Stated problem: Search the material below for the string "seaborn" and extract each line that has it.

Source data:
**********
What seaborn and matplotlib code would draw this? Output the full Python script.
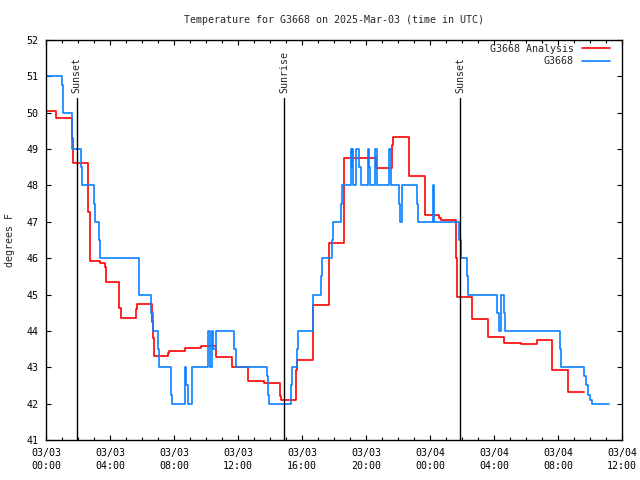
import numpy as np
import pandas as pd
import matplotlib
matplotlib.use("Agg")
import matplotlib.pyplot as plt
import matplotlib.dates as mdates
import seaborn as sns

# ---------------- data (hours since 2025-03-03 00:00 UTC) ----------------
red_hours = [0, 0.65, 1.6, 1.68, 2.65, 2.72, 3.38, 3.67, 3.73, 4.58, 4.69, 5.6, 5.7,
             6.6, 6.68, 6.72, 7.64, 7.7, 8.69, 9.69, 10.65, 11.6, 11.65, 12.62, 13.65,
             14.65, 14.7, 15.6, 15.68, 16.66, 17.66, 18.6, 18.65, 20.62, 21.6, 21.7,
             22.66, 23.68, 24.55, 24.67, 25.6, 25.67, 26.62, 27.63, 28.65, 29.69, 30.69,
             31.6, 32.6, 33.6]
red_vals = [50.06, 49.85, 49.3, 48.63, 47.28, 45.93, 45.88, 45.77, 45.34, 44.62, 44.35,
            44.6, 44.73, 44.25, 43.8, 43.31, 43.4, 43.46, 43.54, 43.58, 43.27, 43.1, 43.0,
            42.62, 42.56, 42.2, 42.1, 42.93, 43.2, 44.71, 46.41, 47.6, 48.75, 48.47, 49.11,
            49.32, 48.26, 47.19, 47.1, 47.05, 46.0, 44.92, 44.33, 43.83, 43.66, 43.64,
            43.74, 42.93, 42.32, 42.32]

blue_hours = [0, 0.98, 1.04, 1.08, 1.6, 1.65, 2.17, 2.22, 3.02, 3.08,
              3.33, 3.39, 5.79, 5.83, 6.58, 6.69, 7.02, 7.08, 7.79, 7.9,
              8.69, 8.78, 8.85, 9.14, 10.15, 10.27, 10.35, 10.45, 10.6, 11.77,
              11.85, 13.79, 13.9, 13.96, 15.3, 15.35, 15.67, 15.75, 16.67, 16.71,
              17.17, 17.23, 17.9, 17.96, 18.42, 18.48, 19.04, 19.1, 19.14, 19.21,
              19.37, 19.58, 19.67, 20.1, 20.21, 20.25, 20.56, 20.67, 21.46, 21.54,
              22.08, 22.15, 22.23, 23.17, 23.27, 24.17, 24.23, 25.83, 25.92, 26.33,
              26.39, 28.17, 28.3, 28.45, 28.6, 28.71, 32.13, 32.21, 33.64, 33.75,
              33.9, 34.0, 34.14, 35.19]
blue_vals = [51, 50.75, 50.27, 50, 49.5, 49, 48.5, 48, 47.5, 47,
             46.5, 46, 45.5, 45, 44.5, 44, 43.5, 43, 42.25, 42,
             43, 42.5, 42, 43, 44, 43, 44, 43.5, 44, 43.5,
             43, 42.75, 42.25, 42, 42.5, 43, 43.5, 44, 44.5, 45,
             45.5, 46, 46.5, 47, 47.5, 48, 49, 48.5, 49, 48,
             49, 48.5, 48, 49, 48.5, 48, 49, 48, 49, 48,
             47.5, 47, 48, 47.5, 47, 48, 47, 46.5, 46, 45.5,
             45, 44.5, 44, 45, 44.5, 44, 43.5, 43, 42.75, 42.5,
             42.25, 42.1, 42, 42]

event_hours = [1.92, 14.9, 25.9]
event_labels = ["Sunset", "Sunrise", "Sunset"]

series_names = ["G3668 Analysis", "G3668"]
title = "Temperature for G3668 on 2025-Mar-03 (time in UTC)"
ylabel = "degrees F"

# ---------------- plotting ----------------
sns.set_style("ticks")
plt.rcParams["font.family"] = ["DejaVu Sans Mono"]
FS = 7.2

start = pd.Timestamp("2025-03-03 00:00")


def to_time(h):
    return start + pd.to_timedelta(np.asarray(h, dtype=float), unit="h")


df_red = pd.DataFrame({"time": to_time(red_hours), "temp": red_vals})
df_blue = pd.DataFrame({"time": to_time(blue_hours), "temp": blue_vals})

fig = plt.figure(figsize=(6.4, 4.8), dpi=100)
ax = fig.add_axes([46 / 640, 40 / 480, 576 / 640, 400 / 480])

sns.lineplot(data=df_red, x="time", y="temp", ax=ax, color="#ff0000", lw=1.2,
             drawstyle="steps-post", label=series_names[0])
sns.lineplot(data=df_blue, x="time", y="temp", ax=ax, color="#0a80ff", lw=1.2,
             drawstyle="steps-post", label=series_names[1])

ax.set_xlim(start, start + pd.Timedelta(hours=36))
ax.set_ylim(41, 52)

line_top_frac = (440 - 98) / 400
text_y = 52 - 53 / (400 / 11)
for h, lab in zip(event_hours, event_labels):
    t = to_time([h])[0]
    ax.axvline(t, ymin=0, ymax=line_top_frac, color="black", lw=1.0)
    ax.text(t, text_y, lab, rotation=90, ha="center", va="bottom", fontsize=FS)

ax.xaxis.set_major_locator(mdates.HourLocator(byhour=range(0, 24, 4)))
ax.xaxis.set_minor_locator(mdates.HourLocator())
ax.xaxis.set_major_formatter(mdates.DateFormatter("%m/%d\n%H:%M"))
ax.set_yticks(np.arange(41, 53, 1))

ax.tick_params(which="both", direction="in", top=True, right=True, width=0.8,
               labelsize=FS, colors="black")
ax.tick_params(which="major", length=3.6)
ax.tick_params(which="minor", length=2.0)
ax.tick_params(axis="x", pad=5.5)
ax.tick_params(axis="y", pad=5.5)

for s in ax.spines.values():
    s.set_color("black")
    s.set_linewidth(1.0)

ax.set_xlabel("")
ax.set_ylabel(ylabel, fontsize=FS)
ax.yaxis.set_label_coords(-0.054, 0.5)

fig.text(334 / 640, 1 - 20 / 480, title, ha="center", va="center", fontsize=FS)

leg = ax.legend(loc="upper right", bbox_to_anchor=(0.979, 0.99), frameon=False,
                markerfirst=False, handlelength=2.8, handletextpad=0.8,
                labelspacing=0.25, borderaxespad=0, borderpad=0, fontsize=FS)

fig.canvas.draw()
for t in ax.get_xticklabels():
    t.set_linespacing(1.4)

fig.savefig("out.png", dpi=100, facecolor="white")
**********
Expected answer:
What seaborn and matplotlib code would draw this? Output the full Python script.
import seaborn as sns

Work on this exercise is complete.